Calculate distance or time for sound and light travel. Useful for physics problems and understanding scale.

Speed of Sound

Varies by medium and temperature

Speed of Light

299,792,458 m/s (c) — constant in vacuum

Fun light travel comparisons

Sun → Earth
149.6 million km
Light takes: 8 min 20 sec
1 AU
Moon → Earth
384,400 km
Light takes: 1.28 seconds
lunar distance
Mars → Earth
225 million km
Light takes: 12.5 minutes
average
Jupiter → Earth
778 million km
Light takes: 43 minutes
average
Proxima Centauri → Earth
4.24 light-years
Light takes: 4.24 years
nearest star
Milky Way (diameter)
~100,000 light-years
Light takes: 100,000 years
galaxy scale

Frequently asked questions

Why does sound travel faster in solids than in air?

Sound is a mechanical wave that travels by vibrating particles. In solids, particles are packed tightly together with strong intermolecular bonds, so vibrations transfer much faster. In air, molecules are far apart and loosely coupled, making energy transfer slower. The speed of sound in steel (5960 m/s) is about 17 times faster than in air (343 m/s).

Can anything travel faster than the speed of light?

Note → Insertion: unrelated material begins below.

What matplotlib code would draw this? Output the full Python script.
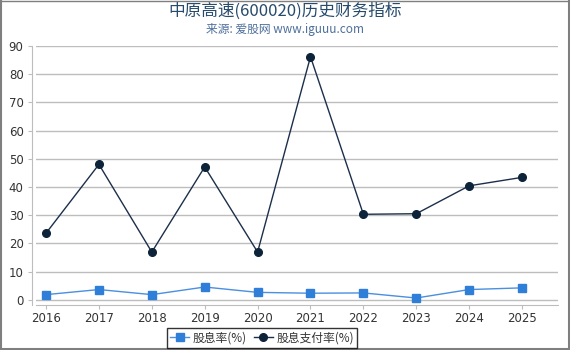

According to Einstein's Special Theory of Relativity, no object with mass can reach or exceed the speed of light in vacuum (c ≈ 3×10⁸ m/s). As an object approaches c, its mass increases and the energy required approaches infinity. However, the universe's expansion can cause distant galaxies to recede faster than light — this is not movement through space but the expansion of space itself.

How does temperature affect the speed of sound?

The speed of sound in air increases with temperature. The approximate formula is: v ≈ 331 + 0.6T m/s, where T is temperature in °C. At 0°C: 331 m/s. At 20°C: 343 m/s. At 100°C: 391 m/s. Higher temperature means air molecules move faster, transferring vibrations more quickly.

What is a light-year?

A light-year is the distance light travels in one year — approximately 9.461 × 10¹⁵ metres (about 9.46 trillion km). It is a unit of distance, not time, despite the word 'year' in the name. When we observe a star 100 light-years away, we see it as it was 100 years ago — we are literally looking back in time.

How do scientists measure the speed of light?

The speed of light in vacuum is now defined as exactly 299,792,458 m/s — it is a fixed constant that defines the metre. Historically, Ole Rømer first estimated it in 1676 by observing delays in Jupiter's moon eclipses. The metre is now defined as the distance light travels in 1/299,792,458 of a second.